An early holiday gift for 2 families

The keys to Habitat for Humanity homes are handed over

December 23, 2007|By Tyeesha Dixon | Tyeesha Dixon,Sun reporter

Clyde Nelson beamed as he held the keys to his new home.

He is one of two future homeowners who have worked the past five months with volunteers and construction crews to gut and remodel the two East Baltimore homes they plan to move into in February.

Yesterday afternoon, a crowd of about 60 people gathered outside the North Washington Street homes to celebrate their completion with Chesapeake Habitat for Humanity, the local organization that coordinated the program, and Thrivent Financial for Lutherans, the homes' sponsors.

"I've been waiting for this all my life," said Rochelle Randolph, the other soon-to-be homeowner. "I shed some tears. I've never been happier in my life."

Parishioners from Amazing Grace Evangelical Lutheran Church in East Baltimore sang Christmas carols in front of the homes as neighbors, volunteers and others gathered for the dedication and blessing of the homes.

"It's the time of year for renewal and hope, and I think the work here in East Baltimore reinforces that," said Jack Shannon, chief executive officer of East Baltimore Development Inc., the nonprofit organization leading the $800 million revitalization of an 80-acre portion of East Baltimore.

Chesapeake Habitat for Humanity, a local affiliate of the nonprofit housing organization Habit for Humanity International, has rehabilitated more than 120 houses in Baltimore, according to the organization.

East Baltimore Development Inc. sold the North Washington Street houses to Chesapeake Habitat for Humanity for $1 plus settlement costs, and the homeowners will repay the interest-free mortgage over 30 years, said Michael Mitchell, executive director of Chesapeake Habitat for Humanity.

"We understand that you can't affect a neighborhood unless you do many different houses on many different blocks," Mitchell said. "It's also a legacy. Every dollar we raise to go into a house will be around for 30 years."

Thrivent Financial for Lutherans, a nonprofit that supports outreach programs, also sponsored two homes last year in Pigtown and plans to sponsor at least one more next year, said the Rev. K. Robert Schmitt, specialist for the West Baltimore chapter.

"We're overjoyed that we're part of this process," Schmitt said.

The families were required to invest 300 hours of "sweat equity" in the homes. Nelson, who has lived in Pigtown most of his life, said his two teenage sons attended meetings and dedications with him to show their support.

"It was just an experience," Nelson said of the past five months he spent working on the house.
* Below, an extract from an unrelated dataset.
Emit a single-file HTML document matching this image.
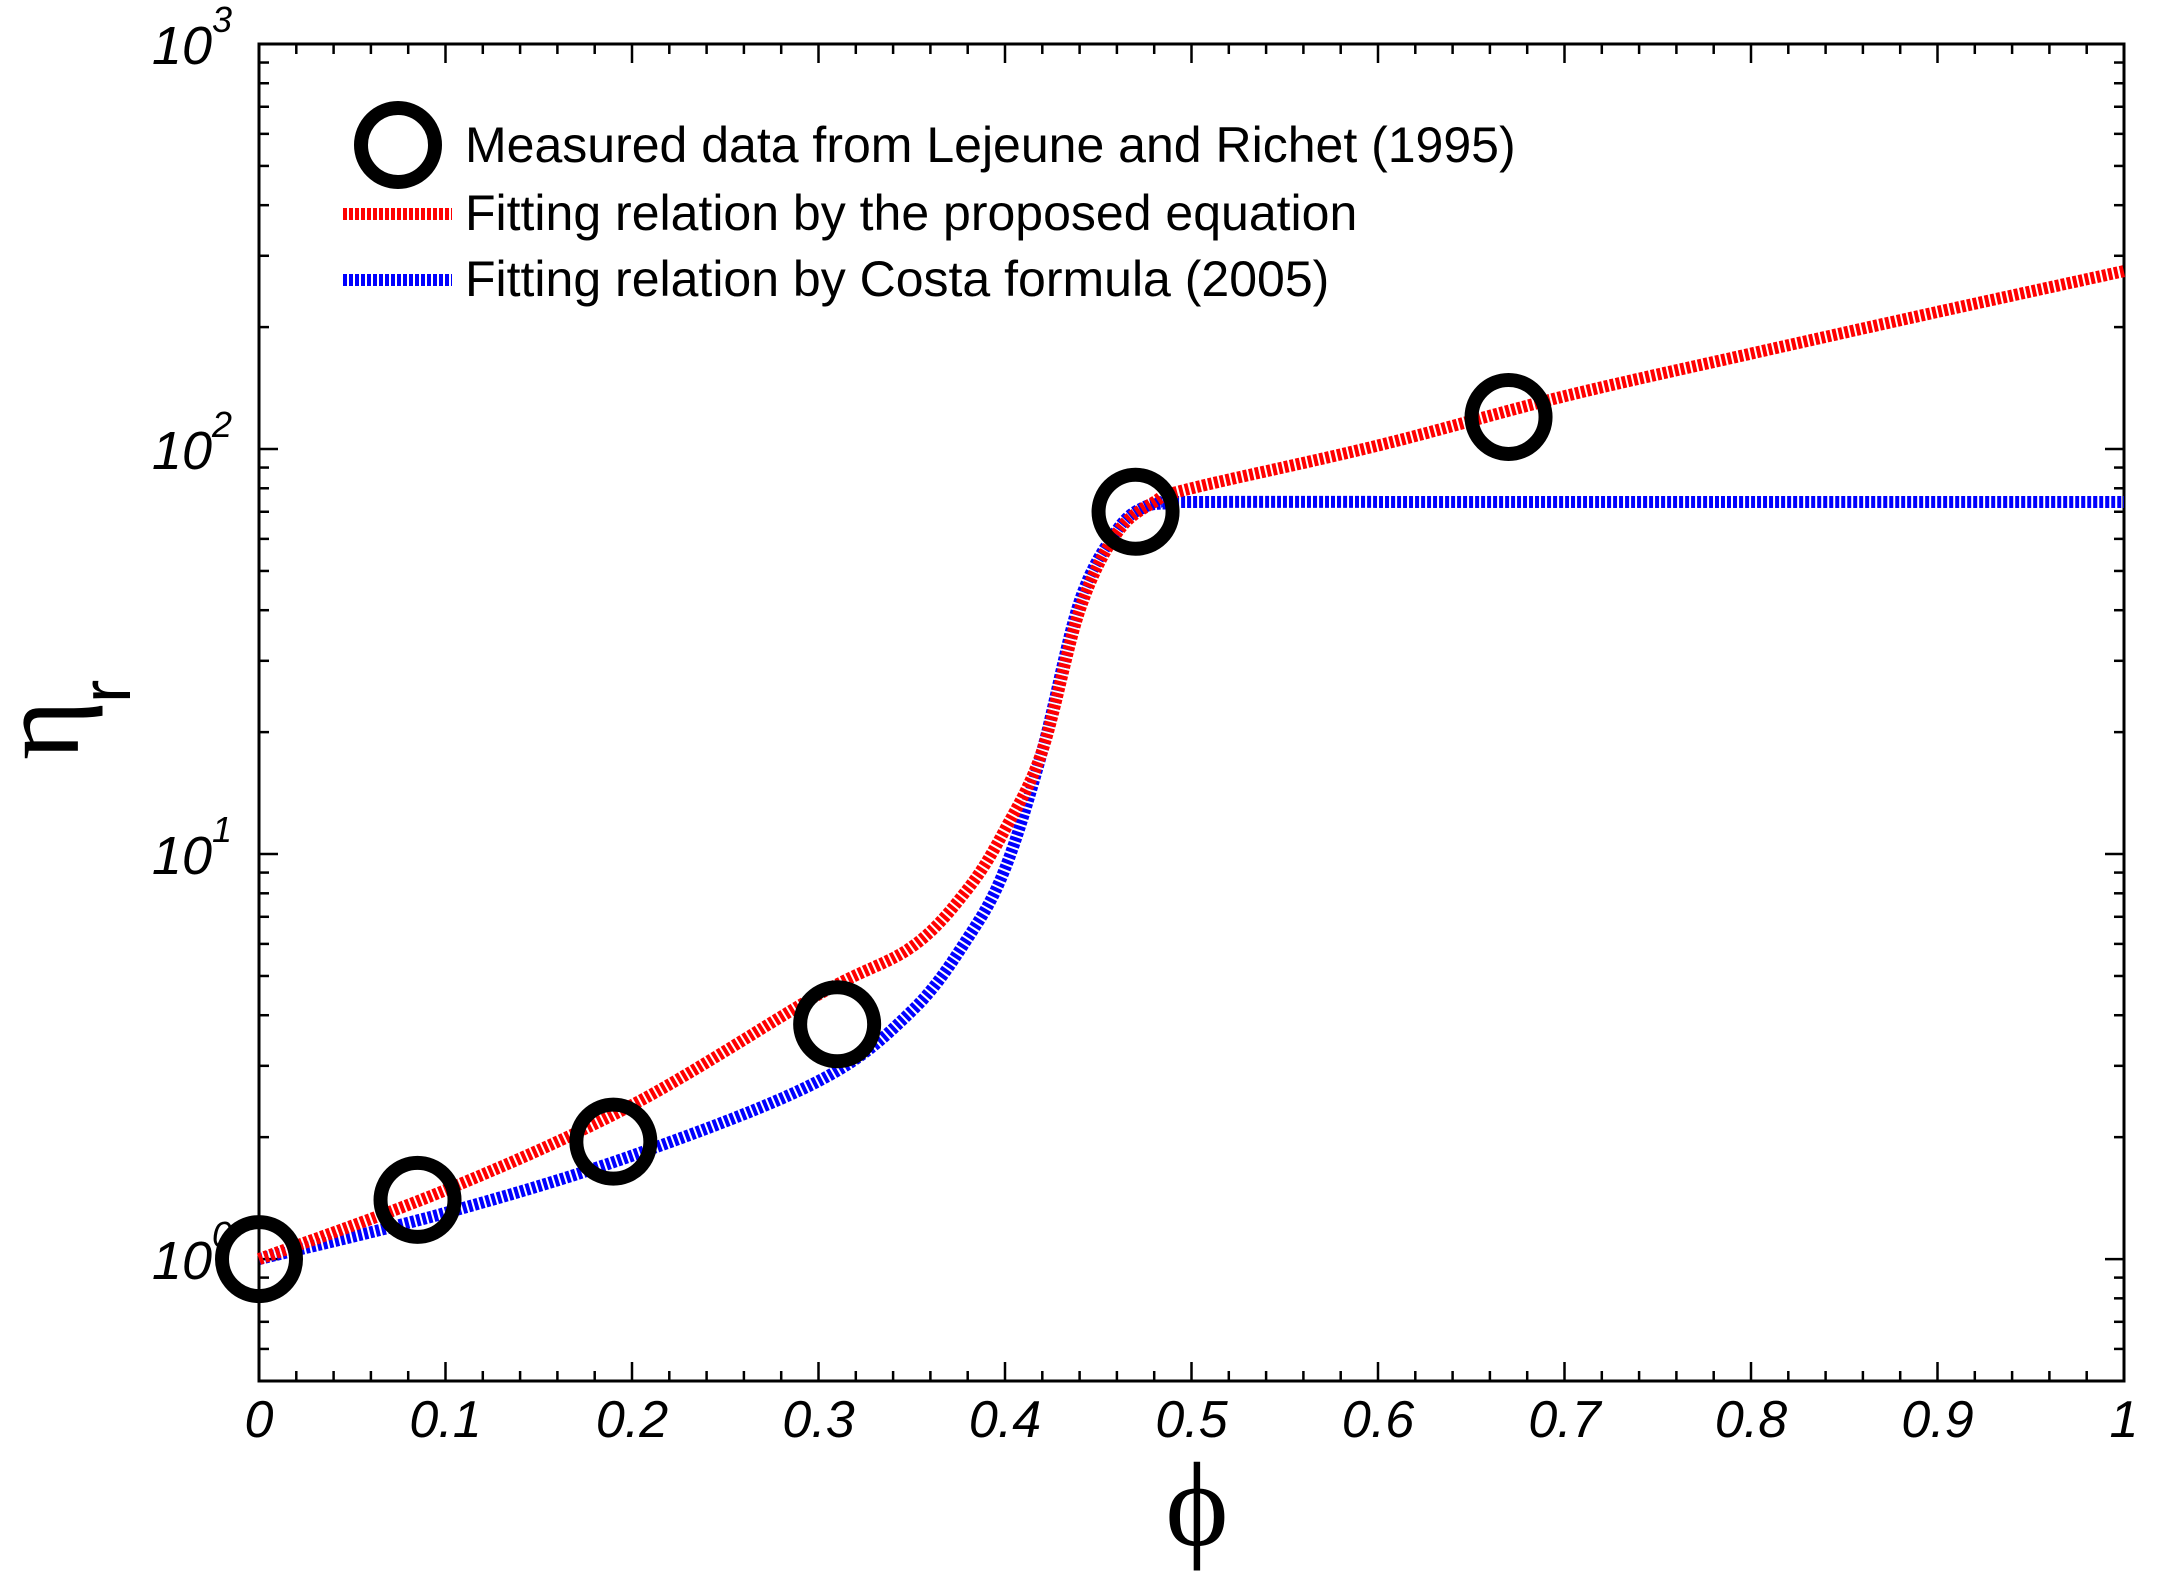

Randolph and her fiance, Samuel Hackley, were relocated from their East Baltimore home because of redevelopment. Randolph said that's when she found out about the Habitat for Humanity program.

Randolph, a lifelong Baltimore resident, said she is overjoyed that she has turned her life around and can provide a home for her grandchildren, ages 17, 15 and 12. She said this is her first time owning a home.

"I know my grandchildren love it," Randolph said as she sat on the unfinished stairs of her new house. "It even smells brand-new. They already have their rooms picked out."

Laon Lovelace, also a homeowner who went through Chesapeake Habit for Humanity, moved into her house on North Washington Street in September. She joined the celebration yesterday to welcome her new neighbors.

"Really, everyone deserves to be a homeowner," Lovelace said. "It is a blessing, and I welcome them."